The task sounds simple enough: Write a story that will entertain people. “Why,” you might think, “I tell my friends stories all the time – how hard can it be?” Unfortunately, the intricacies of how to write fiction can be difficult, even for writers that find nonfiction or research writing to be fairly easy. As with any creative endeavor, you’ll need to practice for a while before you get to the literary equivalent of Carnegie Hall.

Moreover, no two writers have exactly the same process, and there’s no magic bullet for building a compelling narrative – what works for George Saunders is likely very different from what worked for George Orwell. All of those disclaimers aside, here are seven fiction writing tips that you may find useful when attempting to write.

  1. The people come before the plot. An intricate plot with numerous twists and turns can be sidetracked by boring or one-dimensional characters. Create back stories for each of your main characters. Where were they born? What do they like or dislike? What’s happened to them? What are their personalities like – and why? Take copious notes and begin to build a dossier on each character that you can revisit and continue to revise as you write.

  2. Once you understand your characters’ personalities and ambitions, think about how they might react to different situations. Or, as Ray Bradbury once put it, “First, find out what your hero wants, then just follow him!” The hero to your story needs to have a purpose. Once you know what it is, it will become easier to determine the plot points around that purpose. Try creating multiple scenarios and write your characters into – or out of – them.

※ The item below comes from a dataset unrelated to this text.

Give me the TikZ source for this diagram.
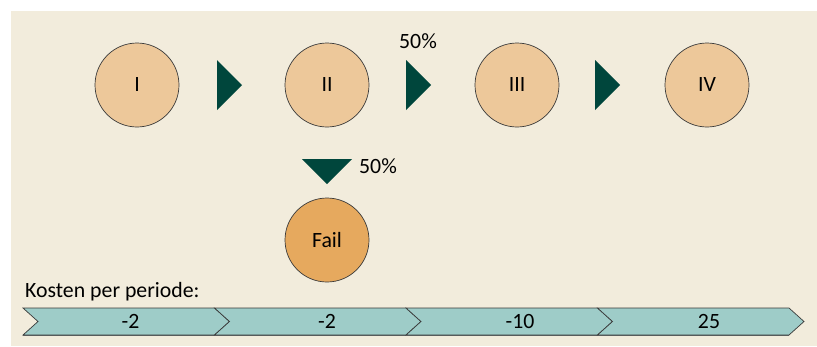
\documentclass[tikz,border=0pt]{standalone}
\usepackage{fontspec}
\setmainfont{Carlito}
\definecolor{bg}{HTML}{F2ECDC}
\definecolor{stagefill}{HTML}{EDC89A}
\definecolor{failfill}{HTML}{E6A95E}
\definecolor{trigreen}{HTML}{00463C}
\definecolor{bandfill}{HTML}{9ECCC8}
\definecolor{edge}{HTML}{3A3A3A}
\tikzset{
  stage/.style={circle, draw=edge, line width=0.7pt, fill=stagefill, minimum size=84pt, inner sep=0pt},
  failstage/.style={stage, fill=failfill},
  tri/.style={fill=trigreen},
  band/.style={fill=bandfill, draw=edge, line width=0.7pt, line join=miter},
  bandshadow/.style={draw=edge!80, line width=1.6pt},
  lbl/.style={inner sep=0pt, text=black}
}
\begin{document}
\begin{tikzpicture}[x=1pt, y=-1pt, font=\fontsize{21.8}{25}\selectfont]
\useasboundingbox (0,0) rectangle (817,346);
\fill[bg] (11,11) rectangle (817,346);

% stages
\node[stage] (s1) at (137,85) {I};
\node[stage] (s2) at (327,85) {II};
\node[stage] (s3) at (517,85) {III};
\node[stage] (s4) at (707,85) {IV};
\node[failstage] (fail) at (327,240) {Fail};

% arrows (triangles)
\fill[tri] (217,60) -- (242,85) -- (217,110) -- cycle;
\fill[tri] (406,60) -- (431,85) -- (406,110) -- cycle;
\fill[tri] (595,60) -- (620,85) -- (595,110) -- cycle;
\fill[tri] (302,159) -- (352,159) -- (327,184) -- cycle;

\node[lbl] (p1) at (418,41) {50\%};
\node[lbl] (p2) at (378,166) {50\%};

\node[lbl, anchor=base west] (kosten) at (25,297) {Kosten per periode:};

% band of chevrons
\foreach \i/\x in {0/23, 1/214.5, 2/406, 3/597.5} {
  \draw[bandshadow] (\x,335) -- (\x+191.5,335);
  \draw[band] (\x,308) -- (\x+191.5,308) -- (\x+206.5,321.5) -- (\x+191.5,335) -- (\x,335) -- (\x+15,321.5) -- cycle;
}
\node[lbl] (c1) at (130.5,321) {-2};
\node[lbl] (c2) at (327,321) {-2};
\node[lbl] (c3) at (520,321) {-10};
\node[lbl] (c4) at (709,321) {25};
\end{tikzpicture}
\end{document}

  3. The idea of there being three acts to a story is a timeworn cliché for a reason: It works. For those of you that haven’t heard of this, the first act is used to introduce your characters and their main conflict. The second act involves raising the stakes of the conflict, exploring the themes of your story, and examining your characters more closely. The third act resolves the conflict and leaves the reader with an understanding of the purpose of your work. Once you’re an old pro at the three act story, you can begin subverting this style.

  4. Don’t be afraid to shift direction as you discover how to write fiction. If you find yourself thinking that the grizzled war veteran should be a down-on-his-luck firefighter instead, write it down and see where it leads. If you get the sense that your comedic sidekick is really shaping up to be the hero of your novel, go with it for a while. Yes, you may be wrong, but that’s why we have erasers and the Delete key. All writing is good practice for the writing ahead.

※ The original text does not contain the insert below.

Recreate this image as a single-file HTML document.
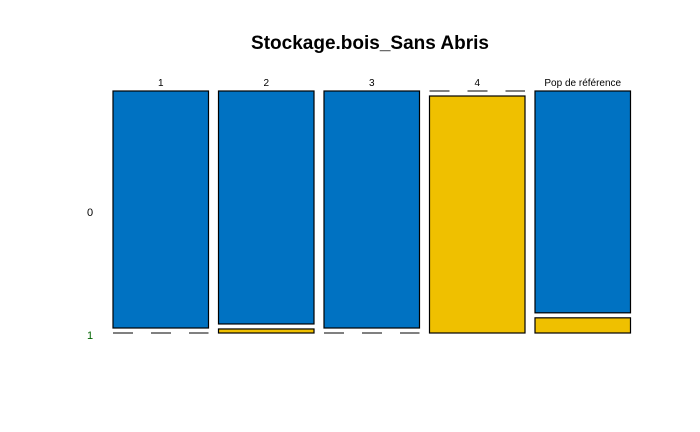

  5. Try writing at different times of day, or even on different days of the week. You might find that you’re more productive at certain times. Also, experiment with different “time to write” techniques. Setting an alarm to go off after you’ve written for an hour may work for you, or it may completely wreck your concentration. Starting with a single sheet of blank paper (or the digital equivalent) may feel incredibly liberating – or incredibly daunting. Find what works for you, then stick with it for a while.

  6. Continue to be inspired by other authors and artists as you write. Spend time reading, listening to music, watching movies, or visiting museums. Think about what you like or dislike about what you see or hear. Do these things or places have any relevance to what you’re writing? Or to your characters? One caution here: It’s best not to compare your work to current bestsellers. That hot new book is going to be yesterday’s fad. Write what you actually want to write, not what you think might sell.

  7. Don’t wait until you’ve completed your novel to begin editing it. Strike a balance between writing and reviewing what you’ve written – taking an editing break after every paragraph is overkill, but is a great idea after every couple of chapters. It’s exceedingly rare that a first draft is the final draft. See what flows, and what needs to be trimmed, tightened, or smoothed.